-- Begin DATA --

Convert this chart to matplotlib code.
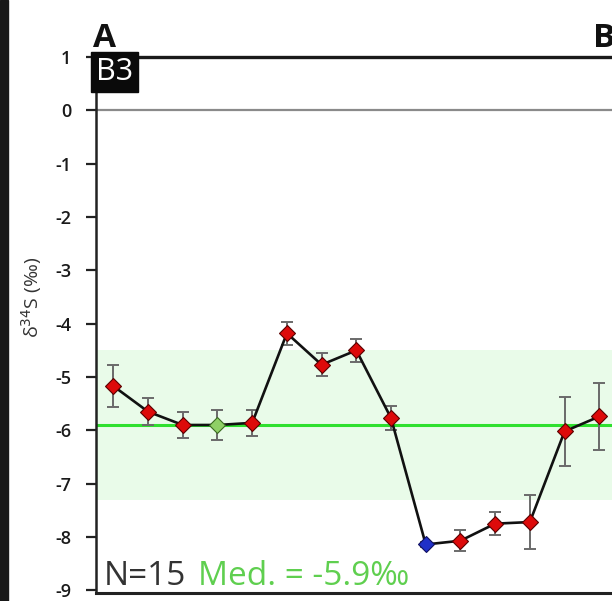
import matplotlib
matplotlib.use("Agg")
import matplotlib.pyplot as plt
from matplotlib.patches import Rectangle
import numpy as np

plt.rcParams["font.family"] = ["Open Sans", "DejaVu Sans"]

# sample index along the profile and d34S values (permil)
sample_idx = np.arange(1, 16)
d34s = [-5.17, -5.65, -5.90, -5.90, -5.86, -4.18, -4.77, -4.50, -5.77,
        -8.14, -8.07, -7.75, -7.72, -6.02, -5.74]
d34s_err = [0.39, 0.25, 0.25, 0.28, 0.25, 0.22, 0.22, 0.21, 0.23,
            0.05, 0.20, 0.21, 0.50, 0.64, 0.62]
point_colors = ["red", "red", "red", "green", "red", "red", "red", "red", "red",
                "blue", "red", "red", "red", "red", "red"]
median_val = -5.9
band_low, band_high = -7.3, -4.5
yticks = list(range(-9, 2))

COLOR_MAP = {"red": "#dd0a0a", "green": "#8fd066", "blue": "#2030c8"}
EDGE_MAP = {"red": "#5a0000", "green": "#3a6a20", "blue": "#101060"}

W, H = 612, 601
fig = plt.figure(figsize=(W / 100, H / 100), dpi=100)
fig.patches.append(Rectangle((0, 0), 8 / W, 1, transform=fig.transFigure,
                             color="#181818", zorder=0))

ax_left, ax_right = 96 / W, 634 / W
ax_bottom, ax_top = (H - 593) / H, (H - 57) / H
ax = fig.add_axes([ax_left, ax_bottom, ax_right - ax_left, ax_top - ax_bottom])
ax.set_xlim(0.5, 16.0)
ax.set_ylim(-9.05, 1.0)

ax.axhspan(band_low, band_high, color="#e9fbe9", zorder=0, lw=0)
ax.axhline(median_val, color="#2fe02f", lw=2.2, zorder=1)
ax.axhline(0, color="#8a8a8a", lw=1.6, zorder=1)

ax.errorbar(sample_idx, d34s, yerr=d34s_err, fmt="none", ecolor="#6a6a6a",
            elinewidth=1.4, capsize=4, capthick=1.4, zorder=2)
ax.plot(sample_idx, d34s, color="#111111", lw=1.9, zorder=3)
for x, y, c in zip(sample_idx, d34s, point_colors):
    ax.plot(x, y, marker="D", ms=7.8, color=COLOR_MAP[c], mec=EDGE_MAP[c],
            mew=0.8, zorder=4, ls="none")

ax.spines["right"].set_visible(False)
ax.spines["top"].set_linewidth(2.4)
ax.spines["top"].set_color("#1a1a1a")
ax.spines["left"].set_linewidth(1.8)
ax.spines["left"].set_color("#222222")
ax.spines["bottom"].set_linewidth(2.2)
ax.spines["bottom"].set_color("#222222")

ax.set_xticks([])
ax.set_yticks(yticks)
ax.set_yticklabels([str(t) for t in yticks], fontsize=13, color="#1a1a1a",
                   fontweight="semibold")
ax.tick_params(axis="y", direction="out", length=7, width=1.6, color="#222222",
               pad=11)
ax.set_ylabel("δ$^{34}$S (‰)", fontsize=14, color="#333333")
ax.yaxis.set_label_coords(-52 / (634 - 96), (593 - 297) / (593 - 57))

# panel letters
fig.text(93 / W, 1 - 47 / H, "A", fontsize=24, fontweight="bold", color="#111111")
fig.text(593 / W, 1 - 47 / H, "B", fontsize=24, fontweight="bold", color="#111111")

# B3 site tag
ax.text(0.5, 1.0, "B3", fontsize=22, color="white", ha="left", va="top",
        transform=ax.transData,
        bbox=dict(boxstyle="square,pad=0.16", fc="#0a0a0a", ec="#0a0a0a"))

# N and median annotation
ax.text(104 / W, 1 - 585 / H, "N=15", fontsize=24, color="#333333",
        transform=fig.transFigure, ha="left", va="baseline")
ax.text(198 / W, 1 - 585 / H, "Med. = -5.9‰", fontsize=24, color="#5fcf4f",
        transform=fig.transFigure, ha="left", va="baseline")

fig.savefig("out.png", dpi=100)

-- End DATA --

INSTRUCTIONS FOR THE TASK:
Copy out the lines in which the string "matplotlib" appears.

TASK OUTPUT:
Convert this chart to matplotlib code.
import matplotlib
matplotlib.use("Agg")
import matplotlib.pyplot as plt
from matplotlib.patches import Rectangle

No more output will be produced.